The darker bird above, some archive shots below including a dark looking individual.
The shorebird numbers are steadily dropping, we peaked into early August, earlier for the Short-billed Dowitchers. This of course makes it easy to sift through, hoping for a rarity such as a Common Ringed Plover, Little Stint or Greater Sandplover! You have to be optimistic. We did come up with a good bunch of Pectoral Sandpipers and the usual suspects were happy to pose.
A Pectoral Sandpiper, a White-rumped, a Semipalmated and a Least all walk onto a sandbar.
Nice to see wheeling flocks of shorebirds that are not being chased by a Merlin.
You know the summer is done when the duck diversity starts to expand. These female/immature Hooded Mergansers were tamer than I’m used to.
Under-appreciated on this continent, I drove miles to see my first when one showed up in the UK, I think that there has only been one other since.
Sometimes it pays to sit still, this Northern Harrier came very close at Daniel’s Head.
Finally a good mix of warblers.
Prairie, Wilson’s and a Common Yellowthroat.
On Sept-11th, 2017 at Clam Point I had a Warbling Vireo in the yard. I just could not get a clear shot of it and then, just as it popped out and I clicked, it moved rapidly. The light was awful and other excuses, still a nice year and yard tick.
The will we, won’t we bit refers to the hurricane situation. Jose is currently pratting around in the Caribbean and the track has kept everyone in the dark, normally they develop then pick up pace and do their stuff. It may be that Jose will finally set off north and may hit Nova Scotia, or just brush us a bit. Had it been a quick hurricane than raced up the eastern seaboard we might have expected some rare birds on it, as it is we might just get wet, we” have to wait and see.
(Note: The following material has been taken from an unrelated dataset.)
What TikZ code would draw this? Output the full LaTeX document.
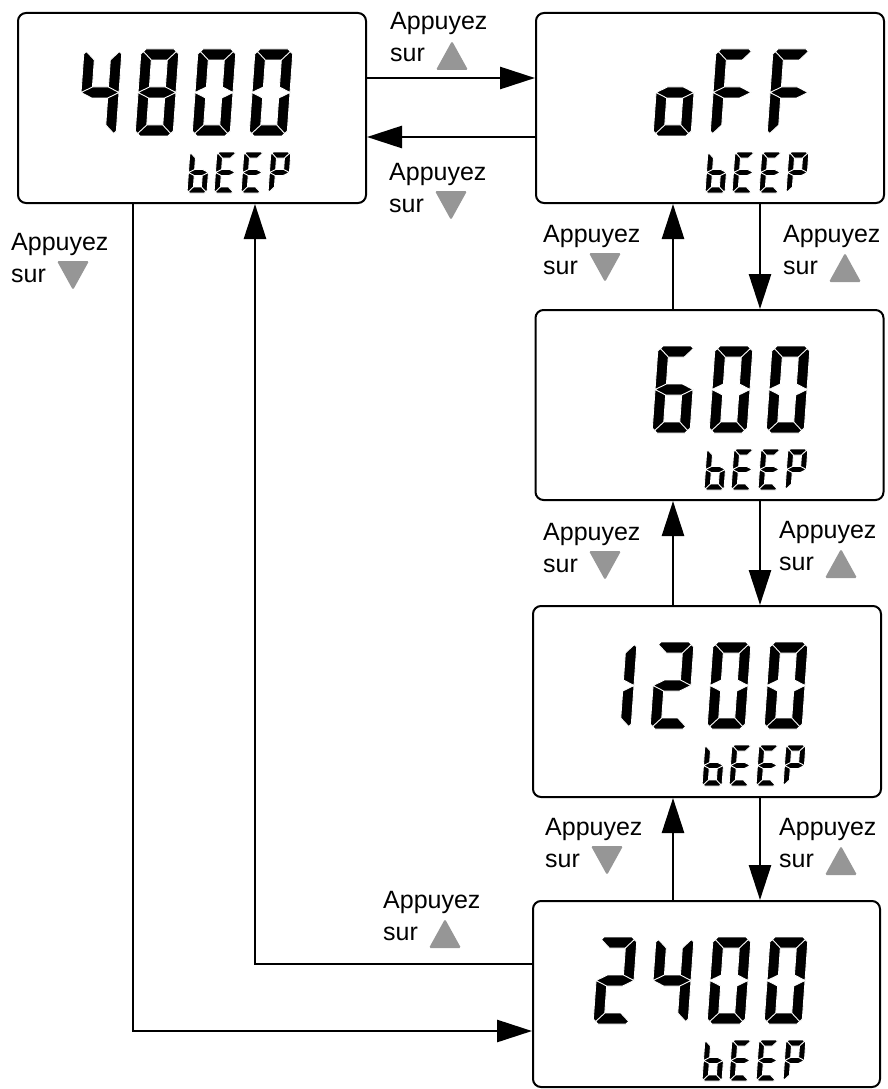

Stop press sort of, Clyde found three Blue-grey Gnatcatchers on Fish Plant Lane, CSI Sept-12th, 2017. Only he, Johnny and Sandra Nickerson saw them, Mike and I were on The Cape at them time although we did abandon our walk and give it a go but there were so many hawks aloft that all small birds were sensibly keeping low. We did get a Pine Warbler on The Cape, a nice CSI year tick for me.